How Home Appraisals Are DeterminedTopic: Real Estate Value
A formal appraisal is a detailed look at a property that is then compared to recently sold homes of similar style and design to determine its true value. An appraisal is performed by a licensed real estate agent or appraiser who has been trained to determine the value of real estate.
There are three basic levels of appraisal.
1. A full appraisal is a detailed inspection with pictures documenting areas specifically pointed out in the report and a detailed analysis of comparables. Appraisers are taught what to look for in terms of structural condition and to do their own measurements to make sure descriptions of the property are accurate. Generally, appraisals cost between $250 and $500, depending on the property type and size.
2. A Broker's Price Opinion (BPO) is a less-detailed opinion of the price of the property. They can either be external ("drive-by"), or internal ("walk through"). Brokers can vary widely on how detailed their physical inspection of the property will be. Also, they may not be very familiar with the community or able to assess comparables accurately. Lenders generally pay $60 to $120 per BPO for a residential property, so the amount of time they take will be limited.
3. A CMA (or Comparative Market Analysis) is performed by an agent or broker to determine the fair market value of a home. They may or may not have seen the house or asked the owner about condition before their analysis. Usually the comps are based on what other homes on the market are listed at and may not necessarily be realistic as to an actual sale value. A homeowner who wants a more accurate assessment of the value of their home will get a full appraisal.

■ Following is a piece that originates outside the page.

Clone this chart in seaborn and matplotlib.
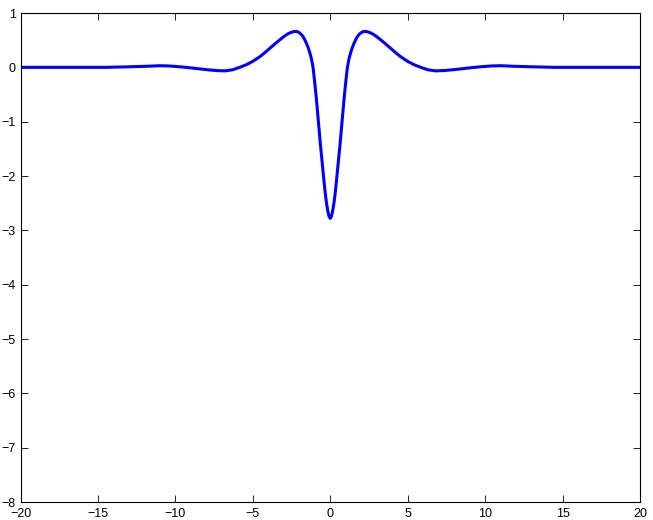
import matplotlib
matplotlib.use("Agg")

import pandas as pd
import matplotlib.pyplot as plt
import seaborn as sns

# points (curve is symmetric about x = 0)
x_right = [0.0, 0.08, 0.16, 0.24, 0.32, 0.40, 0.48, 0.56, 0.64, 0.72, 0.80,
           0.90, 1.00, 1.10, 1.20, 1.31, 1.42, 1.52, 1.63, 1.75, 1.90,
           2.05, 2.20, 2.40, 2.60, 2.80, 3.00, 3.35, 3.70, 4.10, 4.50,
           5.00, 5.40, 5.80, 6.30, 6.80, 7.30, 7.80, 8.40, 9.00, 9.70,
           10.40, 11.00, 11.80, 13.00, 14.50, 16.00, 18.00, 20.00]
y_right = [-2.78, -2.74, -2.64, -2.50, -2.32, -2.10, -1.87, -1.63, -1.40, -1.14, -0.88,
           -0.56, -0.28, -0.02, 0.14, 0.26, 0.36, 0.43, 0.50, 0.565, 0.615,
           0.648, 0.662, 0.655, 0.635, 0.605, 0.565, 0.485, 0.40, 0.30, 0.205,
           0.11, 0.05, 0.005, -0.045, -0.065, -0.06, -0.048, -0.03, -0.01, 0.01,
           0.025, 0.03, 0.02, 0.01, 0.0, 0.0, 0.0, 0.0]

x_vals = [-v for v in x_right[::-1]] + x_right[1:]
y_vals = y_right[::-1] + y_right[1:]

x_ticks = list(range(-20, 21, 5))
y_ticks = list(range(-8, 2))

df = pd.DataFrame({"x": x_vals, "y": y_vals})

sns.set_style("white")
plt.rcParams["font.family"] = ["Liberation Sans", "DejaVu Sans"]

fig = plt.figure(figsize=(6.53, 5.20), dpi=100)
ax = fig.add_axes([0.0314, 0.0346, 0.9486, 0.9404])

sns.lineplot(data=df, x="x", y="y", color="#0000ff", linewidth=2.2, ax=ax,
             sort=False, estimator=None)

ax.set_xlim(-20, 20)
ax.set_ylim(-8, 1)
ax.set_xticks(x_ticks)
ax.set_yticks(y_ticks)
ax.set_xlabel("")
ax.set_ylabel("")

for side in ["left", "right", "top", "bottom"]:
    ax.spines[side].set_visible(True)
    ax.spines[side].set_color("black")
    ax.spines[side].set_linewidth(0.8)

ax.tick_params(axis="both", which="both", direction="in", length=5, width=0.6,
               top=True, right=True, bottom=True, left=True,
               labelsize=9, colors="black")
ax.tick_params(axis="x", pad=4)
ax.tick_params(axis="y", pad=3.5)

fig.savefig("out.png", dpi=100)
plt.close()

The appraiser then considers several factors:
1. The homes must be of similar style and design. Three bedroom homes will be compared to other three bedroom homes. A home 1,600 sf, 1 ?? story brick home will be compared with a similar size and style home. If recently sold comps cannot be found, the appraiser compensates for the differences in size, number of rooms, style and condition. Age is also a factor in the comps, although not as important as factors of size and number of rooms, or style.
2. Nearby comparable homes. Generally three within a quarter mile of each other and within the city boundaries are required. If three cannot be found within a quarter mile, the distance expands to a half mile or further (sometimes necessary in more rural areas). The farther the appraiser needs to go, the less comparable they will be due to neighborhood boundaries and other factors that can affect the value of neighborhoods. As an Investor, you should be aware of the differences that exist between the property and the comps.
3. The comparables that have sold recently. Appraisers look for comps that were sold within the last 30 days first, then move the time frame out to 60 or 90 days if necessary. In some communities, prices are falling so rapidly that even a 30 day gap can affect the valuation. In defending a lower offer be prepared to pinpoint exactly what the drops have been in the neighborhood over a 30-90 day period or longer. This could substantially impact your ability to get an offer approved.
4. Home condition. Appraisals or BPOs may vary widely in the degree to which the home is inspected. A full appraisal may contain a home inspection that points out problems with condition and include pictures of problem areas. Most of the time inspections are cursory and the appraisal will peg the condition as "normal," "poor," or "above average."